Daily Archives: February 3, 2018

High and Low (1963)

High and Low (Tengoku to jigoku)
Directed by Akira Kurosawa
Written by Hideo Oguni, Akira Kurosawa etc. from a novel by Evan Hunter (Ed McBain)
1963/Japan
Kurosawa Production Company/Toho Co.
Repeat viewing/Netflix rental

[box] Ginjirô Takeuchi, medical intern: …Besides, it’s amusing to make fortunate men taste the same misery as the unfortunate.[/box]

Repeat viewings do not lessen the pleasures of this one.

Kingo Gondo (Toshiro Mifune) is the factory manager of National Shoe Co.  He has been quietly buying up stock in order to take charge of the company.  There is a dispute between the director/stockholders who want to make stylish but cheap and profitable shoes and Gondo who wants to make a quality product.  It is clear that the other stockholders want to force Gondo out if he won’t go along.  Gondo has now mortgaged everything he owns in order to acquire the final shares that will give him a majority.

At this precise moment, a kidnapper seizes a boy that he believes to be Gondo’s son.  Gondo is only too happy to pay the ransom.  But when it turns out the kidnapper seized his chauffeur’s son by mistake, Gondo has a crisis of conscience.  The remainder of the movie is a police procedural covering advice given during the kidnapping itself and later the search for the kidnapper and the money.  With Tetsuya Nakadai as the lead detective on the case.

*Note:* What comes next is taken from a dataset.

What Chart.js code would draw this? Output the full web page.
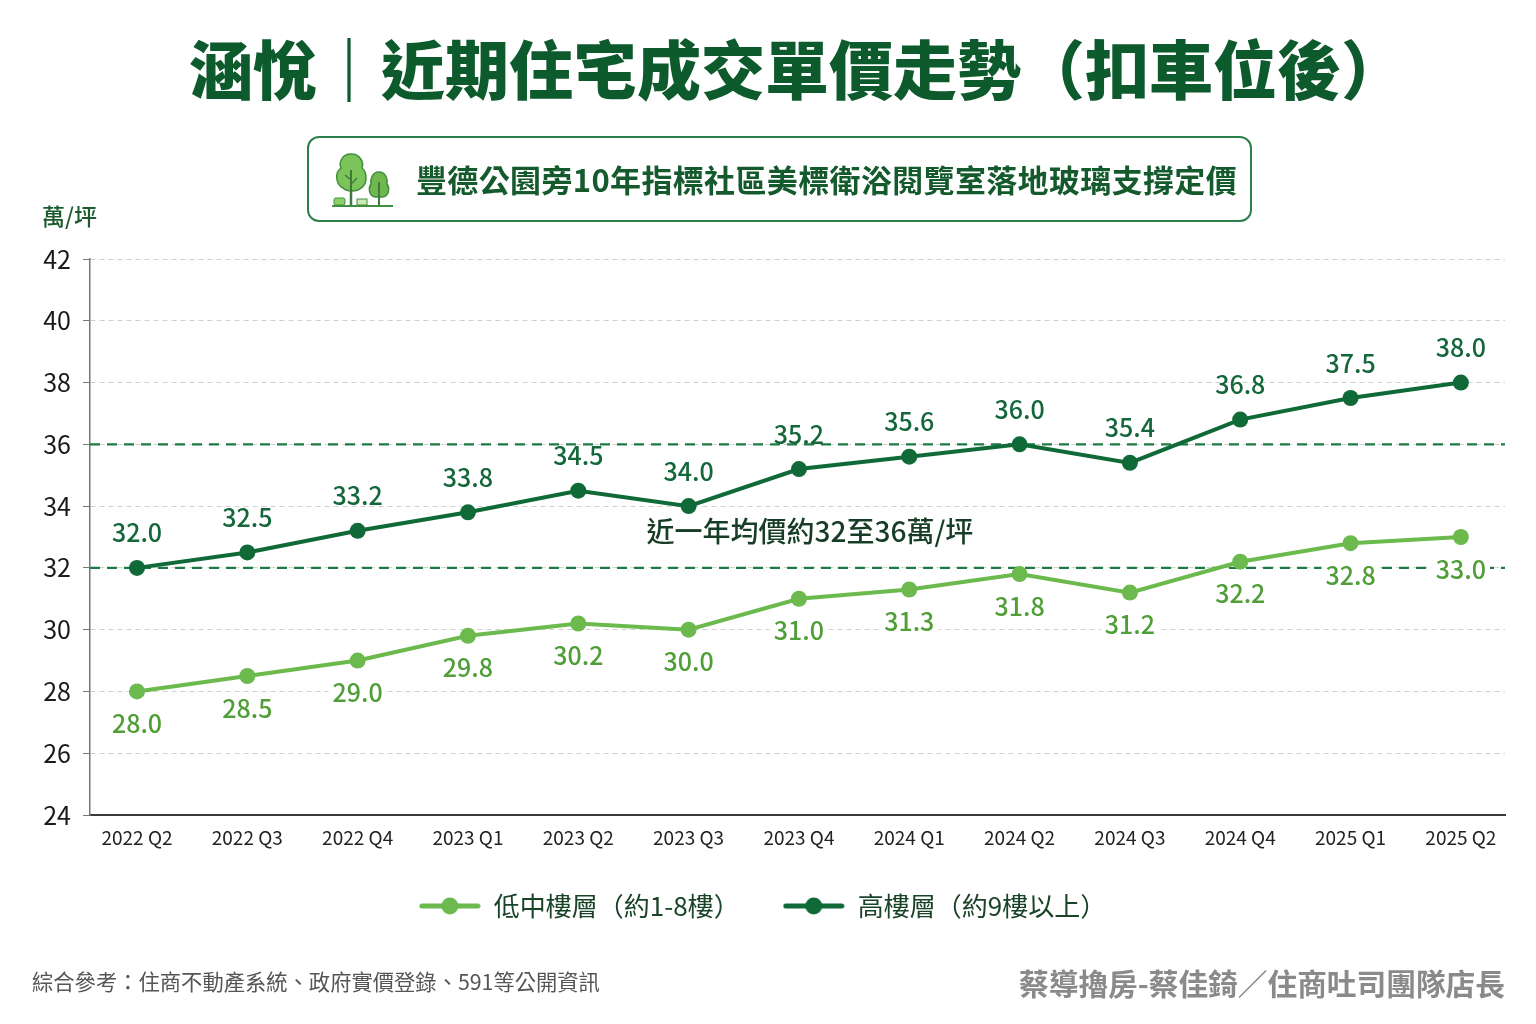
<!DOCTYPE html>
<html lang="zh-Hant">
<head>
<meta charset="utf-8">
<title>涵悅｜近期住宅成交單價走勢</title>
<script src="https://cdn.jsdelivr.net/npm/chart.js@4.4.1/dist/chart.umd.min.js"></script>
<style>
  html, body { margin: 0; padding: 0; background: #ffffff; }
  body { width: 1536px; height: 1024px; position: relative; overflow: hidden;
         font-family: "Noto Sans CJK TC", "Noto Sans", sans-serif; }
  #chart { position: absolute; left: 0; top: 0; }
  .title { position: absolute; left: 46px; top: 21px; width: 1502px; text-align: center;
           font-size: 64px; font-weight: 900; color: #0d5a2c; line-height: 90px; }
  .subbox { position: absolute; left: 307px; top: 136px; width: 941px; height: 82px;
            border: 2px solid #2f7f4c; border-radius: 12px; }
  .subbox svg { position: absolute; left: 22px; top: 12px; }
  .subbox .txt { position: absolute; left: 107px; top: 0; line-height: 82px; letter-spacing: 0.35px;
                 font-size: 31px; font-weight: 700; color: #145a2c; white-space: nowrap; }
  .unit { position: absolute; left: 42px; top: 198px; font-size: 23px; font-weight: 500; color: #1d5a2f; }
  .src { position: absolute; left: 32px; top: 965px; font-size: 21.3px; color: #555; }
  .sign { position: absolute; right: 31px; top: 961px; font-size: 29.7px; font-weight: 700; color: #8a8a8a; }
</style>
</head>
<body>
<canvas id="chart" width="1536" height="1024"></canvas>

<div class="title">涵悅｜近期住宅成交單價走勢（扣車位後）</div>
<div class="subbox">
  <svg width="64" height="60" viewBox="0 0 64 60">
    <line x1="20" y1="36" x2="20" y2="55" stroke="#3f7a3a" stroke-width="2.5"/>
    <path d="M20 4 C10 4 8 14 10 18 C4 22 4 34 12 38 C16 42 26 42 30 38 C37 34 36 22 31 18 C33 12 29 4 20 4 Z"
          fill="#7cc35a" stroke="#3f8f3c" stroke-width="1.5"/>
    <line x1="20" y1="20" x2="20" y2="50" stroke="#3f7a3a" stroke-width="2"/>
    <line x1="20" y1="30" x2="14" y2="25" stroke="#3f7a3a" stroke-width="1.5"/>
    <line x1="20" y1="34" x2="26" y2="28" stroke="#3f7a3a" stroke-width="1.5"/>
    <path d="M48 22 C41 22 39 30 40 34 C37 38 38 46 44 47 L52 47 C58 46 59 38 56 34 C57 30 55 22 48 22 Z"
          fill="#6fb84f" stroke="#3f8f3c" stroke-width="1.5"/>
    <line x1="48" y1="32" x2="48" y2="55" stroke="#3f7a3a" stroke-width="2"/>
    <rect x="3" y="48" width="11" height="7" rx="2" fill="#8fcf6a" stroke="#3f8f3c" stroke-width="1"/>
    <rect x="26" y="49" width="10" height="6" fill="#cfe8b8" stroke="#3f8f3c" stroke-width="1"/>
    <line x1="1" y1="56" x2="62" y2="56" stroke="#3f8f3c" stroke-width="2"/>
  </svg>
  <div class="txt">豐德公園旁10年指標社區美標衛浴閱覽室落地玻璃支撐定價</div>
</div>
<div class="unit">萬/坪</div>
<div class="src">綜合參考：住商不動產系統、政府實價登錄、591等公開資訊</div>
<div class="sign">蔡導擼房-蔡佳錡／住商吐司團隊店長</div>

<script>
// quarters on the x axis
const categories = ['2022 Q2', '2022 Q3', '2022 Q4', '2023 Q1', '2023 Q2', '2023 Q3', '2023 Q4',
                    '2024 Q1', '2024 Q2', '2024 Q3', '2024 Q4', '2025 Q1', '2025 Q2'];
// 低中樓層 (1-8F), 萬/坪
const lowValues = [28.0, 28.5, 29.0, 29.8, 30.2, 30.0, 31.0, 31.3, 31.8, 31.2, 32.2, 32.8, 33.0];
// 高樓層 (9F+), 萬/坪
const highValues = [32.0, 32.5, 33.2, 33.8, 34.5, 34.0, 35.2, 35.6, 36.0, 35.4, 36.8, 37.5, 38.0];
const yTicks = [24, 26, 28, 30, 32, 34, 36, 38, 40, 42];
// dashed range lines
const refLines = [32, 36];
const rangeNote = '近一年均價約32至36萬/坪';
const rangeNoteAt = [6.1, 33.17]; // x index, y value

const seriesNames = ['低中樓層（約1-8樓）', '高樓層（約9樓以上）'];
const lowColor = '#6cba4e';
const highColor = '#0f6a38';
const FONT = '"Noto Sans CJK TC", "Noto Sans", sans-serif';

function toPoints(values) {
    return values.map((v, i) => ({ x: i, y: v }));
}

// line-with-dot image for the legend
function legendIcon(color) {
    const c = document.createElement('canvas');
    c.width = 62; c.height = 20;
    const g = c.getContext('2d');
    g.strokeStyle = color;
    g.lineWidth = 5;
    g.lineCap = 'round';
    g.beginPath(); g.moveTo(3, 10); g.lineTo(59, 10); g.stroke();
    g.fillStyle = color;
    g.beginPath(); g.arc(31, 10, 8.5, 0, Math.PI * 2); g.fill();
    return c;
}

// draws the two dashed reference lines behind the series
const refLinePlugin = {
    id: 'refLines',
    beforeDatasetsDraw(chart) {
        const { ctx, chartArea, scales } = chart;
        ctx.save();
        ctx.strokeStyle = '#1e7a45';
        ctx.lineWidth = 2.2;
        ctx.setLineDash([10, 7]);
        refLines.forEach(v => {
            const y = scales.y.getPixelForValue(v);
            ctx.beginPath();
            ctx.moveTo(chartArea.left, y);
            ctx.lineTo(chartArea.right, y);
            ctx.stroke();
        });
        ctx.restore();
    }
};

// value labels + range note
const labelPlugin = {
    id: 'valueLabels',
    afterDatasetsDraw(chart) {
        const { ctx, scales } = chart;
        ctx.save();
        ctx.textAlign = 'center';
        ctx.textBaseline = 'middle';
        chart.data.datasets.forEach((ds, di) => {
            const meta = chart.getDatasetMeta(di);
            ctx.font = '500 25px ' + FONT;
            meta.data.forEach((pt, i) => {
                const txt = ds.data[i].y.toFixed(1);
                const y = pt.y + ds.labelOffset;
                if (ds.labelBox) {
                    const w = ctx.measureText(txt).width + 8;
                    ctx.fillStyle = '#ffffff';
                    ctx.fillRect(pt.x - w / 2, y - 11, w, 22);
                }
                ctx.fillStyle = ds.labelColor;
                ctx.fillText(txt, pt.x, y);
            });
        });
        ctx.fillStyle = '#173d26';
        ctx.font = '500 28px ' + FONT;
        ctx.fillText(rangeNote, scales.x.getPixelForValue(rangeNoteAt[0]), scales.y.getPixelForValue(rangeNoteAt[1]));
        ctx.restore();
    }
};

const ctx = document.getElementById('chart').getContext('2d');
new Chart(ctx, {
    type: 'line',
    data: {
        datasets: [
            {
                label: seriesNames[0],
                data: toPoints(lowValues),
                borderColor: lowColor,
                backgroundColor: lowColor,
                borderWidth: 4,
                pointRadius: 8,
                pointBorderWidth: 0,
                pointBackgroundColor: lowColor,
                labelColor: '#4f9e37',
                labelOffset: 32,
                labelBox: true
            },
            {
                label: seriesNames[1],
                data: toPoints(highValues),
                borderColor: highColor,
                backgroundColor: highColor,
                borderWidth: 4,
                pointRadius: 8,
                pointBorderWidth: 0,
                pointBackgroundColor: highColor,
                labelColor: '#14673a',
                labelOffset: -35,
                labelBox: false
            }
        ]
    },
    options: {
        responsive: false,
        animation: false,
        layout: { padding: { top: 259, left: 20, right: 31, bottom: 95 } },
        scales: {
            x: {
                type: 'linear',
                min: -0.426,
                max: 12.4,
                afterBuildTicks: scale => { scale.ticks = categories.map((c, i) => ({ value: i })); },
                afterFit: scale => { scale.height = 35; },
                grid: { display: false, drawTicks: false },
                border: { display: true, color: '#3a3a3a', width: 2 },
                ticks: {
                    autoSkip: false,
                    maxRotation: 0,
                    padding: 11,
                    color: '#222',
                    font: { family: FONT, size: 19 },
                    callback: v => categories[v]
                }
            },
            y: {
                min: 24,
                max: 42,
                afterBuildTicks: scale => { scale.ticks = yTicks.map(v => ({ value: v })); },
                afterFit: scale => { scale.width = 70; },
                grid: {
                    color: '#d0d0d0',
                    lineWidth: 1,
                    tickLength: 7,
                    tickColor: '#777',
                    tickBorderDash: []
                },
                border: { display: true, color: '#777', width: 1.5, dash: [5, 4] },
                ticks: {
                    padding: 12,
                    color: '#1a1a1a',
                    font: { family: FONT, size: 25 }
                }
            }
        },
        plugins: {
            legend: {
                position: 'bottom',
                labels: {
                    usePointStyle: true,
                    pointStyleWidth: 62,
                    padding: 43,
                    color: '#1a4428',
                    font: { family: FONT, size: 26 },
                    generateLabels: chart => {
                        const items = Chart.defaults.plugins.legend.labels.generateLabels(chart);
                        items.forEach((it, i) => {
                            it.pointStyle = legendIcon(i === 0 ? lowColor : highColor);
                        });
                        return items;
                    }
                }
            },
            tooltip: { enabled: false }
        }
    },
    plugins: [refLinePlugin, labelPlugin]
});
</script>
</body>
</html>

I’ve always loved this one.  Maybe it’s because I enjoy seeing Mifune in his more subdued roles.  I have to admit that the second act drags a bit and that the scenes in the heroin den are perhaps overdone.  Nothing that mars my enjoyment of the story though.  Recommended.

The Ghost (1963)

The Ghost (Lo spettro)
Directed by Riccardo Freda
Written by Oreste Biancole and Riccardo Freda
1963/Italy
Panda Societa per L’Industria Cinematografica
First viewing/Amazon Prime

 

[box] “Now I know what a ghost is. Unfinished business, that’s what.” ― Salman Rushdie, The Satanic Verses[/box]

This is a solid ghost story but not outstanding in any way.

Scientist Dr. John Hitchcock is confined to a wheelchair.  His only remaining interest is exploring the borderland between life and death through seances.  “Friend” Dr. Charles Baldwin is experimenting on the use of a poison and antidote to stimulate John’s crippled limbs.  Charles is having an affair with John’s young wife Margaret (Barbara Steele).  The two execute a plan to murder John for the treasure he has hidden.  But before long they are wondering whether John has come back from the grave to haunt them.

This is OK.  It’s always fun to watch Barbara Steele.